=== TASK DESCRIPTION ===
Output the full listing below exactly as it reads, and skip anything that is a picture.

=== DATA SECTION ===
· · ·

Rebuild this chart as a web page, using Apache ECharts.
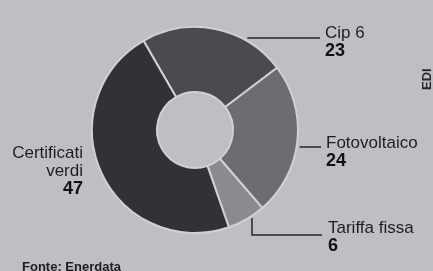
<!DOCTYPE html>
<html>
<head>
<meta charset="utf-8">
<script src="https://cdn.jsdelivr.net/npm/echarts@6/dist/echarts.min.js"></script>
<style>
  html, body { margin: 0; padding: 0; background: #c0bec2; }
  #chart { width: 433px; height: 271px; }
</style>
</head>
<body>
<div id="chart"></div>
<script>
// quote per tipo di incentivo (%)
var categories = ['Cip 6', 'Fotovoltaico', 'Tariffa fissa', 'Certificati verdi'];
var labelNames = ['Cip 6', 'Fotovoltaico', 'Tariffa fissa', 'Certificati\nverdi'];
var values = [23, 24, 6, 47];
var colors = ['#4b4a50', '#6d6c72', '#8b8a8f', '#323136'];

var cx = 195, cy = 130, r0 = 38, r1 = 103;
function edgeX(y) {
    return cx + Math.sqrt(r1 * r1 - (y - cy) * (y - cy));
}

var font = "'Liberation Sans', Arial, sans-serif";

option = {
    backgroundColor: '#c0bec2',
    animation: false,
    graphic: [
        {
            type: 'text',
            left: 22,
            top: 261,
            style: { text: 'Fonte: Enerdata', font: 'bold 13px ' + font, fill: '#202024' }
        },
        {
            type: 'text',
            x: 421,
            y: 90,
            rotation: Math.PI / 2,
            style: { text: 'EDI', font: 'bold 13px ' + font, fill: '#2a2a2e' }
        }
    ],
    series: [{
        type: 'pie',
        center: [cx, cy],
        radius: [r0, r1],
        startAngle: 120,
        clockwise: true,
        avoidLabelOverlap: false,
        itemStyle: {
            borderColor: '#d2d0d4',
            borderWidth: 2
        },
        label: {
            show: true,
            position: 'outside',
            color: '#1e1e22',
            fontFamily: font,
            formatter: function (p) {
                var lines = labelNames[p.dataIndex].split('\n').map(function (s) {
                    return '{n|' + s + '}';
                });
                return lines.join('\n') + '\n{v|' + p.value + '}';
            },
            rich: {
                n: { fontSize: 17, lineHeight: 18, fontFamily: font, color: '#1e1e22' },
                v: { fontSize: 18, lineHeight: 18, fontWeight: 'bold', fontFamily: font, color: '#111113' }
            }
        },
        labelLine: {
            show: true,
            lineStyle: { color: '#26262a', width: 1.5 }
        },
        labelLayout: function (params) {
            var i = params.dataIndex;
            if (i === 0) {
                return {
                    x: 325, y: 24, align: 'left', verticalAlign: 'top',
                    labelLinePoints: [[edgeX(38) + 6, 38], [280, 38], [320, 38]]
                };
            }
            if (i === 1) {
                return {
                    x: 326, y: 134, align: 'left', verticalAlign: 'top',
                    labelLinePoints: [[edgeX(147) + 3, 147], [310, 147], [321, 147]]
                };
            }
            if (i === 2) {
                return {
                    x: 328, y: 219, align: 'left', verticalAlign: 'top',
                    labelLinePoints: [[252, 218], [252, 235], [322, 235]]
                };
            }
            return { x: 83, y: 144, align: 'right', verticalAlign: 'top' };
        },
        data: categories.map(function (c, i) {
            var d = { name: c, value: values[i], itemStyle: { color: colors[i] } };
            if (i === 3) d.labelLine = { show: false };
            return d;
        })
    }]
};

var myecharts = echarts.init(document.getElementById('chart'));
myecharts.setOption(option);
</script>
</body>
</html>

· · ·

=== WRITTEN ANSWER ===
Rebuild this chart as a web page, using Apache ECharts.
<!DOCTYPE html>
<html>
<head>
<meta charset="utf-8">
<script src="https://cdn.jsdelivr.net/npm/echarts@6/dist/echarts.min.js"></script>
<style>
  html, body { margin: 0; padding: 0; background: #c0bec2; }
  #chart { width: 433px; height: 271px; }
</style>
</head>
<body>
<div id="chart"></div>
<script>
// quote per tipo di incentivo (%)
var categories = ['Cip 6', 'Fotovoltaico', 'Tariffa fissa', 'Certificati verdi'];
var labelNames = ['Cip 6', 'Fotovoltaico', 'Tariffa fissa', 'Certificati\nverdi'];
var values = [23, 24, 6, 47];
var colors = ['#4b4a50', '#6d6c72', '#8b8a8f', '#323136'];

var cx = 195, cy = 130, r0 = 38, r1 = 103;
function edgeX(y) {
    return cx + Math.sqrt(r1 * r1 - (y - cy) * (y - cy));
}

var font = "'Liberation Sans', Arial, sans-serif";

option = {
    backgroundColor: '#c0bec2',
    animation: false,
    graphic: [
        {
            type: 'text',
            left: 22,
            top: 261,
            style: { text: 'Fonte: Enerdata', font: 'bold 13px ' + font, fill: '#202024' }
        },
        {
            type: 'text',
            x: 421,
            y: 90,
            rotation: Math.PI / 2,
            style: { text: 'EDI', font: 'bold 13px ' + font, fill: '#2a2a2e' }
        }
    ],
    series: [{
        type: 'pie',
        center: [cx, cy],
        radius: [r0, r1],
        startAngle: 120,
        clockwise: true,
        avoidLabelOverlap: false,
        itemStyle: {
            borderColor: '#d2d0d4',
            borderWidth: 2
        },
        label: {
            show: true,
            position: 'outside',
            color: '#1e1e22',
            fontFamily: font,
            formatter: function (p) {
                var lines = labelNames[p.dataIndex].split('\n').map(function (s) {
                    return '{n|' + s + '}';
                });
                return lines.join('\n') + '\n{v|' + p.value + '}';
            },
            rich: {
                n: { fontSize: 17, lineHeight: 18, fontFamily: font, color: '#1e1e22' },
                v: { fontSize: 18, lineHeight: 18, fontWeight: 'bold', fontFamily: font, color: '#111113' }
            }
        },
        labelLine: {
            show: true,
            lineStyle: { color: '#26262a', width: 1.5 }
        },
        labelLayout: function (params) {
            var i = params.dataIndex;
            if (i === 0) {
                return {
                    x: 325, y: 24, align: 'left', verticalAlign: 'top',
                    labelLinePoints: [[edgeX(38) + 6, 38], [280, 38], [320, 38]]
                };
            }
            if (i === 1) {
                return {
                    x: 326, y: 134, align: 'left', verticalAlign: 'top',
                    labelLinePoints: [[edgeX(147) + 3, 147], [310, 147], [321, 147]]
                };
            }
            if (i === 2) {
                return {
                    x: 328, y: 219, align: 'left', verticalAlign: 'top',
                    labelLinePoints: [[252, 218], [252, 235], [322, 235]]
                };
            }
            return { x: 83, y: 144, align: 'right', verticalAlign: 'top' };
        },
        data: categories.map(function (c, i) {
            var d = { name: c, value: values[i], itemStyle: { color: colors[i] } };
            if (i === 3) d.labelLine = { show: false };
            return d;
        })
    }]
};

var myecharts = echarts.init(document.getElementById('chart'));
myecharts.setOption(option);
</script>
</body>
</html>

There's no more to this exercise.